Array size limits

While thinking of some optimizations that I can make on my fragment program, I began to wonder how expensive texture2D() sampler calls are. I have to make 4 sampler calls (with GL_NEAREST) per fragment.

What if I could read and write the data in a huge array and access that instead of textures?

The question is: Would GLSL allow me to declare arrays of incredibly large size? The GLSL Language Spec doesn’t mention a limit.

Would it be one of those “driver dependant” limitations?

Use textures :slight_smile:

If you use uniforms, then that uses up “constant registers” which is a kind of memory on the GPU and the GPU may have 256 or 512 or who knows what.

Do what he said.

There is also this new extension, EXT_texture_buffer_object. It allows to create huge (2^27) one dimensional textures directly from buffer objects.

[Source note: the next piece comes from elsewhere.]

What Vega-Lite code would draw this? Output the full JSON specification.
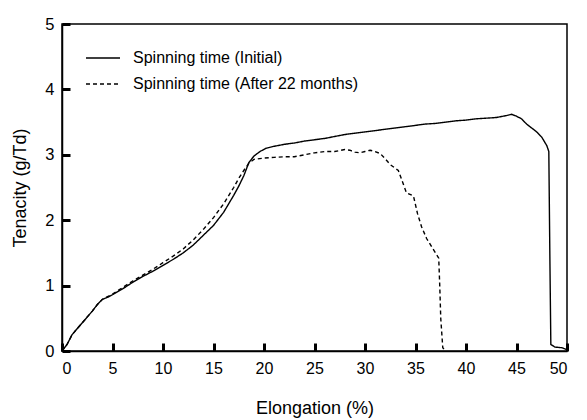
{
  "$schema": "https://vega.github.io/schema/vega-lite/v6.json",
  "autosize": "none",
  "width": 505,
  "height": 327,
  "padding": {"left": 62, "top": 24, "right": 20, "bottom": 69},
  "background": "white",
  "config": {
    "font": "Liberation Sans",
    "view": {"stroke": "black", "strokeWidth": 1.5},
    "axis": {"grid": false, "domainColor": "black", "domainWidth": 1.5, "labelColor": "black", "titleColor": "black", "titleFontWeight": "normal"}
  },
  "data": {"values": [
    {"series": "Spinning time (Initial)", "e": 0, "t": 0},
    {"series": "Spinning time (Initial)", "e": 0.5, "t": 0.1},
    {"series": "Spinning time (Initial)", "e": 1, "t": 0.25},
    {"series": "Spinning time (Initial)", "e": 1.5, "t": 0.34},
    {"series": "Spinning time (Initial)", "e": 2, "t": 0.43},
    {"series": "Spinning time (Initial)", "e": 2.5, "t": 0.52},
    {"series": "Spinning time (Initial)", "e": 3, "t": 0.61},
    {"series": "Spinning time (Initial)", "e": 3.5, "t": 0.71},
    {"series": "Spinning time (Initial)", "e": 4, "t": 0.79},
    {"series": "Spinning time (Initial)", "e": 4.5, "t": 0.82},
    {"series": "Spinning time (Initial)", "e": 5, "t": 0.86},
    {"series": "Spinning time (Initial)", "e": 6, "t": 0.95},
    {"series": "Spinning time (Initial)", "e": 7, "t": 1.05},
    {"series": "Spinning time (Initial)", "e": 8, "t": 1.14},
    {"series": "Spinning time (Initial)", "e": 9, "t": 1.22},
    {"series": "Spinning time (Initial)", "e": 10, "t": 1.31},
    {"series": "Spinning time (Initial)", "e": 11, "t": 1.4},
    {"series": "Spinning time (Initial)", "e": 12, "t": 1.5},
    {"series": "Spinning time (Initial)", "e": 13, "t": 1.62},
    {"series": "Spinning time (Initial)", "e": 14, "t": 1.77},
    {"series": "Spinning time (Initial)", "e": 15, "t": 1.92},
    {"series": "Spinning time (Initial)", "e": 16, "t": 2.12},
    {"series": "Spinning time (Initial)", "e": 17, "t": 2.38},
    {"series": "Spinning time (Initial)", "e": 17.5, "t": 2.52},
    {"series": "Spinning time (Initial)", "e": 18, "t": 2.68},
    {"series": "Spinning time (Initial)", "e": 18.5, "t": 2.88},
    {"series": "Spinning time (Initial)", "e": 19, "t": 2.98},
    {"series": "Spinning time (Initial)", "e": 19.6, "t": 3.05},
    {"series": "Spinning time (Initial)", "e": 20.2, "t": 3.1},
    {"series": "Spinning time (Initial)", "e": 21, "t": 3.13},
    {"series": "Spinning time (Initial)", "e": 22, "t": 3.16},
    {"series": "Spinning time (Initial)", "e": 23, "t": 3.18},
    {"series": "Spinning time (Initial)", "e": 24, "t": 3.21},
    {"series": "Spinning time (Initial)", "e": 25, "t": 3.23},
    {"series": "Spinning time (Initial)", "e": 26, "t": 3.25},
    {"series": "Spinning time (Initial)", "e": 27, "t": 3.28},
    {"series": "Spinning time (Initial)", "e": 28, "t": 3.31},
    {"series": "Spinning time (Initial)", "e": 29, "t": 3.33},
    {"series": "Spinning time (Initial)", "e": 30, "t": 3.35},
    {"series": "Spinning time (Initial)", "e": 31, "t": 3.37},
    {"series": "Spinning time (Initial)", "e": 32, "t": 3.39},
    {"series": "Spinning time (Initial)", "e": 33, "t": 3.41},
    {"series": "Spinning time (Initial)", "e": 34, "t": 3.43},
    {"series": "Spinning time (Initial)", "e": 35, "t": 3.45},
    {"series": "Spinning time (Initial)", "e": 36, "t": 3.47},
    {"series": "Spinning time (Initial)", "e": 37, "t": 3.48},
    {"series": "Spinning time (Initial)", "e": 38, "t": 3.5},
    {"series": "Spinning time (Initial)", "e": 39, "t": 3.52},
    {"series": "Spinning time (Initial)", "e": 40, "t": 3.53},
    {"series": "Spinning time (Initial)", "e": 41, "t": 3.55},
    {"series": "Spinning time (Initial)", "e": 42, "t": 3.56},
    {"series": "Spinning time (Initial)", "e": 43, "t": 3.57},
    {"series": "Spinning time (Initial)", "e": 44, "t": 3.6},
    {"series": "Spinning time (Initial)", "e": 44.5, "t": 3.62},
    {"series": "Spinning time (Initial)", "e": 45, "t": 3.59},
    {"series": "Spinning time (Initial)", "e": 45.5, "t": 3.55},
    {"series": "Spinning time (Initial)", "e": 46, "t": 3.47},
    {"series": "Spinning time (Initial)", "e": 46.5, "t": 3.41},
    {"series": "Spinning time (Initial)", "e": 47, "t": 3.35},
    {"series": "Spinning time (Initial)", "e": 47.5, "t": 3.27},
    {"series": "Spinning time (Initial)", "e": 48, "t": 3.14},
    {"series": "Spinning time (Initial)", "e": 48.2, "t": 3.05},
    {"series": "Spinning time (Initial)", "e": 48.3, "t": 1.5},
    {"series": "Spinning time (Initial)", "e": 48.4, "t": 0.1},
    {"series": "Spinning time (Initial)", "e": 48.8, "t": 0.06},
    {"series": "Spinning time (Initial)", "e": 49.5, "t": 0.05},
    {"series": "Spinning time (Initial)", "e": 50, "t": 0.02},
    {"series": "Spinning time (After 22 months)", "e": 0, "t": 0},
    {"series": "Spinning time (After 22 months)", "e": 0.5, "t": 0.1},
    {"series": "Spinning time (After 22 months)", "e": 1, "t": 0.25},
    {"series": "Spinning time (After 22 months)", "e": 1.5, "t": 0.34},
    {"series": "Spinning time (After 22 months)", "e": 2, "t": 0.43},
    {"series": "Spinning time (After 22 months)", "e": 2.5, "t": 0.52},
    {"series": "Spinning time (After 22 months)", "e": 3, "t": 0.61},
    {"series": "Spinning time (After 22 months)", "e": 3.5, "t": 0.71},
    {"series": "Spinning time (After 22 months)", "e": 4, "t": 0.79},
    {"series": "Spinning time (After 22 months)", "e": 5, "t": 0.87},
    {"series": "Spinning time (After 22 months)", "e": 6, "t": 0.97},
    {"series": "Spinning time (After 22 months)", "e": 7, "t": 1.07},
    {"series": "Spinning time (After 22 months)", "e": 8, "t": 1.16},
    {"series": "Spinning time (After 22 months)", "e": 9, "t": 1.25},
    {"series": "Spinning time (After 22 months)", "e": 10, "t": 1.35},
    {"series": "Spinning time (After 22 months)", "e": 11, "t": 1.45},
    {"series": "Spinning time (After 22 months)", "e": 12, "t": 1.56},
    {"series": "Spinning time (After 22 months)", "e": 13, "t": 1.7},
    {"series": "Spinning time (After 22 months)", "e": 14, "t": 1.86},
    {"series": "Spinning time (After 22 months)", "e": 15, "t": 2.04},
    {"series": "Spinning time (After 22 months)", "e": 16, "t": 2.25},
    {"series": "Spinning time (After 22 months)", "e": 17, "t": 2.5},
    {"series": "Spinning time (After 22 months)", "e": 17.5, "t": 2.64},
    {"series": "Spinning time (After 22 months)", "e": 18, "t": 2.76},
    {"series": "Spinning time (After 22 months)", "e": 18.5, "t": 2.87},
    {"series": "Spinning time (After 22 months)", "e": 19, "t": 2.93},
    {"series": "Spinning time (After 22 months)", "e": 20, "t": 2.95},
    {"series": "Spinning time (After 22 months)", "e": 21, "t": 2.96},
    {"series": "Spinning time (After 22 months)", "e": 22, "t": 2.97},
    {"series": "Spinning time (After 22 months)", "e": 23, "t": 2.97},
    {"series": "Spinning time (After 22 months)", "e": 24, "t": 3.0},
    {"series": "Spinning time (After 22 months)", "e": 25, "t": 3.03},
    {"series": "Spinning time (After 22 months)", "e": 26, "t": 3.05},
    {"series": "Spinning time (After 22 months)", "e": 27, "t": 3.05},
    {"series": "Spinning time (After 22 months)", "e": 28, "t": 3.08},
    {"series": "Spinning time (After 22 months)", "e": 28.5, "t": 3.07},
    {"series": "Spinning time (After 22 months)", "e": 29, "t": 3.04},
    {"series": "Spinning time (After 22 months)", "e": 29.5, "t": 3.03},
    {"series": "Spinning time (After 22 months)", "e": 30, "t": 3.05},
    {"series": "Spinning time (After 22 months)", "e": 30.5, "t": 3.07},
    {"series": "Spinning time (After 22 months)", "e": 31, "t": 3.05},
    {"series": "Spinning time (After 22 months)", "e": 31.5, "t": 3.02},
    {"series": "Spinning time (After 22 months)", "e": 32, "t": 2.94},
    {"series": "Spinning time (After 22 months)", "e": 32.5, "t": 2.85},
    {"series": "Spinning time (After 22 months)", "e": 33.3, "t": 2.76},
    {"series": "Spinning time (After 22 months)", "e": 33.8, "t": 2.55},
    {"series": "Spinning time (After 22 months)", "e": 34.1, "t": 2.42},
    {"series": "Spinning time (After 22 months)", "e": 34.8, "t": 2.37},
    {"series": "Spinning time (After 22 months)", "e": 35.2, "t": 2.1},
    {"series": "Spinning time (After 22 months)", "e": 35.6, "t": 1.9},
    {"series": "Spinning time (After 22 months)", "e": 36.1, "t": 1.72},
    {"series": "Spinning time (After 22 months)", "e": 36.9, "t": 1.52},
    {"series": "Spinning time (After 22 months)", "e": 37.3, "t": 1.42},
    {"series": "Spinning time (After 22 months)", "e": 37.4, "t": 1.0},
    {"series": "Spinning time (After 22 months)", "e": 37.5, "t": 0.5},
    {"series": "Spinning time (After 22 months)", "e": 37.7, "t": 0.05},
    {"series": "Spinning time (After 22 months)", "e": 38, "t": 0.0}
  ]},
  "mark": {"type": "line", "color": "black", "strokeWidth": 1.4, "interpolate": "linear"},
  "encoding": {
    "x": {"field": "e", "type": "quantitative", "title": "Elongation (%)",
      "scale": {"domain": [0, 50], "nice": false, "zero": false},
      "axis": {"tickCount": 10, "ticks": true, "tickSize": -8, "tickColor": "#000000", "tickWidth": 3, "tickOpacity": 1, "zindex": 1, "labelPadding": 17, "labelFontSize": 16, "titleFontSize": 18, "titlePadding": 23}},
    "y": {"field": "t", "type": "quantitative", "title": "Tenacity (g/Td)",
      "scale": {"domain": [0, 5], "nice": false},
      "axis": {"tickCount": 5, "ticks": true, "tickSize": -8, "tickColor": "#000000", "tickWidth": 3, "tickOpacity": 1, "zindex": 1, "labelPadding": 16, "labelFontSize": 16.5, "titleFontSize": 18, "titlePadding": 15}},
    "strokeDash": {"field": "series", "type": "nominal",
      "scale": {"domain": ["Spinning time (Initial)", "Spinning time (After 22 months)"], "range": [[1, 0], [4, 3]]},
      "legend": {"title": null, "orient": "none", "legendX": 23, "legendY": 16, "symbolType": "stroke", "symbolSize": 1156, "symbolStrokeWidth": 1.5, "symbolStrokeColor": "black", "labelFontSize": 16, "labelLimit": 400, "labelColor": "black", "labelOffset": 12, "rowPadding": -1}},
    "order": {"field": "e", "type": "quantitative"}
  }
}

I am not sure that the arrays would need to be uniforms. My application code has no need to read or write to the array. Though I would need one vert+frag program set to write to the array while a second set of vert+frag programs read from it… I don’t know if that is possible.

I guess I am just wishing for something that has a better fit for full screen deferred rendering.

As it is now, I have to write to several different textures in order to store all the data I need. Which means multiple parses of the scene’s geometry during writing and multiple non-interpolated sampler calls (to the same coordinates) during reading.

It just seems like a different system would fit better… Maybe a future OpenGL development could be: Textures with an arbitrary number of data channels per pixel.

What about multiple render targets (MRT)?

Really? I hadn’t heard of that. Thanks, I will look into it.